I'm glad the question has been asked, and I'll refrain from answering as my position is already clear. I will add another question though: can anyone find a list (authoritative or even only semi-authoritative) of oxymorons that does not include "pretty ugly"? If not, then from a descriptivist point-of-view, it seems difficult to argue that "pretty ugly" is not an oxymoron if oxymorons are used in such a way to specifically include it.
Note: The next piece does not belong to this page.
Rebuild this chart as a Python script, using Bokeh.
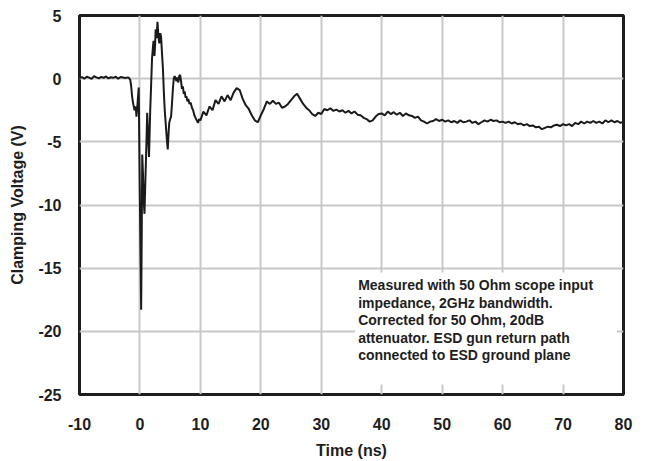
from bokeh.plotting import figure
from bokeh.models import FixedTicker, Label, BoxAnnotation, ColumnDataSource, CustomJSTickFormatter
from bokeh.embed import file_html
from bokeh.resources import INLINE

# ---- data ----
t_base = [-10.0, -9.6, -9.2, -8.8, -8.4, -8.0, -7.6, -7.2, -6.8, -6.4, -6.0,
          -5.6, -5.2, -4.8, -4.4, -4.0, -3.6, -3.2, -2.8, -2.4]
v_base = [0.05, 0.12, 0.0, 0.15, 0.08, -0.02, 0.2, 0.1, 0.03, 0.14, 0.06,
          0.18, 0.02, 0.11, 0.07, 0.16, 0.0, 0.13, 0.09, 0.05]

t_spike = [-2.0, -1.8, -1.6, -1.45, -1.3, -1.13, -0.9, -0.7, -0.58, -0.4, -0.2,
           -0.05, 0.2, 0.3, 0.38, 0.5, 0.6, 0.75, 0.9, 1.05, 1.2, 1.35, 1.5,
           1.7, 1.85, 2.0, 2.15, 2.25, 2.4, 2.5, 2.6, 2.75, 2.9, 3.05, 3.2,
           3.35, 3.5, 3.65, 3.8, 3.95, 4.1, 4.3, 4.45, 4.6, 4.75, 4.85, 5.0,
           5.15, 5.3, 5.45, 5.6, 5.75, 5.9, 6.05, 6.2, 6.35, 6.5, 6.65, 6.8,
           6.95, 7.1, 7.25, 7.4, 7.55, 7.7, 7.85, 8.0, 8.2, 8.4, 8.6, 8.8,
           9.0, 9.2, 9.4, 9.6, 9.8]
v_spike = [0.1, 0.05, -0.1, -0.6, -1.4, -1.95, -2.5, -2.2, -3.0, -2.0, -0.7,
           -8.0, -18.3, -12.0, -6.0, -7.5, -9.5, -10.7, -8.0, -5.5, -2.7, -4.5, -6.2,
           -2.5, -0.5, 1.6, 2.5, 3.0, 1.8, 2.6, 3.9, 3.2, 4.5, 3.4, 2.8,
           3.6, 3.3, 2.0, 0.8, -1.0, -2.5, -3.8, -4.8, -5.6, -4.2, -3.5, -3.2,
           -3.0, -2.0, -0.8, 0.0, 0.2, 0.0, -0.2, 0.1, -0.3, 0.2, 0.3, -0.2,
           -0.8, -0.6, -1.2, -1.0, -1.5, -1.4, -1.8, -1.6, -2.0, -1.9, -2.3, -2.5,
           -2.9, -3.1, -3.3, -3.5, -3.2]

t_tail = [10.0, 10.5, 11.0, 11.5, 12.0, 12.5, 13.0, 13.5, 14.0, 14.5, 15.0, 15.5,
          16.0, 16.5, 17.0, 17.5, 18.0, 18.5, 19.0, 19.5, 20.0, 20.5, 21.0, 21.5,
          22.0, 22.5, 23.0, 23.5, 24.0, 24.5, 25.0, 25.5, 26.0, 26.5, 27.0, 27.5,
          28.0, 28.5, 29.0, 29.5, 30.0, 30.5, 31.0, 31.5, 32.0, 32.5, 33.0, 33.5,
          34.0, 34.5, 35.0, 35.5, 36.0, 36.5, 37.0, 37.5, 38.0, 38.5, 39.0, 39.5,
          40.0, 40.5, 41.0, 41.5, 42.0, 42.5, 43.0, 43.5, 44.0, 44.5, 45.0, 45.5,
          46.0, 46.5, 47.0, 47.5, 48.0, 48.5, 49.0, 49.5, 50.0, 50.5, 51.0, 51.5,
          52.0, 52.5, 53.0, 53.5, 54.0, 54.5, 55.0, 55.5, 56.0, 56.5, 57.0, 57.5,
          58.0, 58.5, 59.0, 59.5, 60.0, 60.5, 61.0, 61.5, 62.0, 62.5, 63.0, 63.5,
          64.0, 64.5, 65.0, 65.5, 66.0, 66.5, 67.0, 67.5, 68.0, 68.5, 69.0, 69.5,
          70.0, 70.5, 71.0, 71.5, 72.0, 72.5, 73.0, 73.5, 74.0, 74.5, 75.0, 75.5,
          76.0, 76.5, 77.0, 77.5, 78.0, 78.5, 79.0, 79.5, 80.0]
v_tail = [-3.3, -2.6, -2.9, -2.2, -2.5, -1.7, -2.0, -1.4, -1.8, -1.3, -1.7, -1.1,
          -0.75, -0.9, -1.6, -2.1, -2.4, -2.9, -3.3, -3.45, -2.9, -2.4, -1.8, -2.0,
          -1.75, -2.0, -1.9, -2.3, -2.2, -2.0, -1.7, -1.4, -1.2, -1.6, -2.0, -2.3,
          -2.5, -2.8, -2.95, -2.7, -2.8, -2.4, -2.5, -2.35, -2.55, -2.45, -2.6, -2.5,
          -2.7, -2.55, -2.75, -2.6, -2.85, -2.9, -3.1, -3.2, -3.4, -3.3, -3.0, -2.8,
          -2.75, -2.9, -2.6, -2.8, -2.65, -2.85, -2.7, -2.95, -2.75, -2.9, -2.95, -3.1,
          -3.0, -3.3, -3.4, -3.55, -3.4, -3.35, -3.2, -3.35, -3.25, -3.4, -3.3, -3.45,
          -3.35, -3.5, -3.3, -3.45, -3.4, -3.3, -3.5, -3.4, -3.6, -3.45, -3.3, -3.4,
          -3.25, -3.35, -3.3, -3.45, -3.4, -3.5, -3.4, -3.55, -3.45, -3.6, -3.55, -3.7,
          -3.6, -3.75, -3.7, -3.85, -3.8, -4.0, -3.9, -3.8, -3.85, -3.7, -3.65, -3.75,
          -3.6, -3.7, -3.6, -3.75, -3.5, -3.6, -3.4, -3.55, -3.4, -3.5, -3.35, -3.5,
          -3.4, -3.55, -3.3, -3.45, -3.3, -3.45, -3.35, -3.5, -3.4]

x_ticks = [-10, 0, 10, 20, 30, 40, 50, 60, 70, 80]
y_ticks = [-25, -20, -15, -10, -5, 0, 5]

note = ("Measured with 50 Ohm scope input\n"
        "impedance, 2GHz bandwidth.\n"
        "Corrected for 50 Ohm, 20dB\n"
        "attenuator. ESD gun return path\n"
        "connected to ESD ground plane")

time = t_base + t_spike + t_tail
volt = v_base + v_spike + v_tail

FONT = "Liberation Sans"

p = figure(width=645, height=461, x_range=(-10, 80), y_range=(-25, 5),
           output_backend="svg", toolbar_location=None,
           min_border_left=79, min_border_right=22, min_border_top=15,
           min_border_bottom=66)

p.outline_line_color = "#1e1e1e"
p.outline_line_width = 3
p.background_fill_color = "white"
p.border_fill_color = "white"

for g in (p.xgrid[0], p.ygrid[0]):
    g.grid_line_color = "#c8c8c8"
    g.grid_line_width = 2
p.xaxis.ticker = FixedTicker(ticks=x_ticks)
p.yaxis.ticker = FixedTicker(ticks=y_ticks)
p.xgrid.ticker = FixedTicker(ticks=x_ticks)
p.ygrid.ticker = FixedTicker(ticks=y_ticks)

fmt = "return tick.toString();"
for ax in (p.xaxis[0], p.yaxis[0]):
    ax.formatter = CustomJSTickFormatter(code=fmt)
    ax.axis_line_color = None
    ax.major_tick_line_color = None
    ax.minor_tick_line_color = None
    ax.major_label_text_font = FONT
    ax.major_label_text_font_style = "bold"
    ax.major_label_text_font_size = "16px"
    ax.major_label_text_color = "#1e1e1e"
    ax.axis_label_text_font = FONT
    ax.axis_label_text_font_style = "bold"
    ax.axis_label_text_font_size = "16px"
    ax.axis_label_text_color = "#1e1e1e"

p.xaxis.axis_label = "Time (ns)"
p.yaxis.axis_label = "Clamping Voltage (V)"
p.xaxis.major_label_standoff = 17
p.yaxis.major_label_standoff = 12
p.xaxis.axis_label_standoff = 9
p.yaxis.axis_label_standoff = 9

src = ColumnDataSource(data=dict(t=time, v=volt))
p.line("t", "v", source=src, line_color="#1a1a1a", line_width=2)

box = BoxAnnotation(left=35.6, right=78.9, top=-15.35, bottom=-24.2,
                    fill_color="white", fill_alpha=1.0, line_color=None,
                    level="underlay")
p.add_layout(box)

lab = Label(x=36.1, y=-15.7, text=note, text_font=FONT, text_font_style="bold",
            text_font_size="14px", text_color="#1e1e1e", text_align="left",
            text_baseline="top", text_line_height=1.1)
p.add_layout(lab)

open("out.html", "w").write(file_html(p, INLINE))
I would think a good answer would provide authoritative lists of oxymorons that do include "pretty ugly" and a great answer would have a link explaining why.
Jul
14
comment Is “certainly possible” an oxymoron?
@user568458 I agree that "pretty ugly" and "awfully good" are not as interesting as "deafening silence" et al., and would welcome a question debating whether they are legitimate oxymorons from a prescriptivist point-of-view, but I would argue that a descriptivist point-of-view would have to admit them as they are included on every list of oxymorons I can find.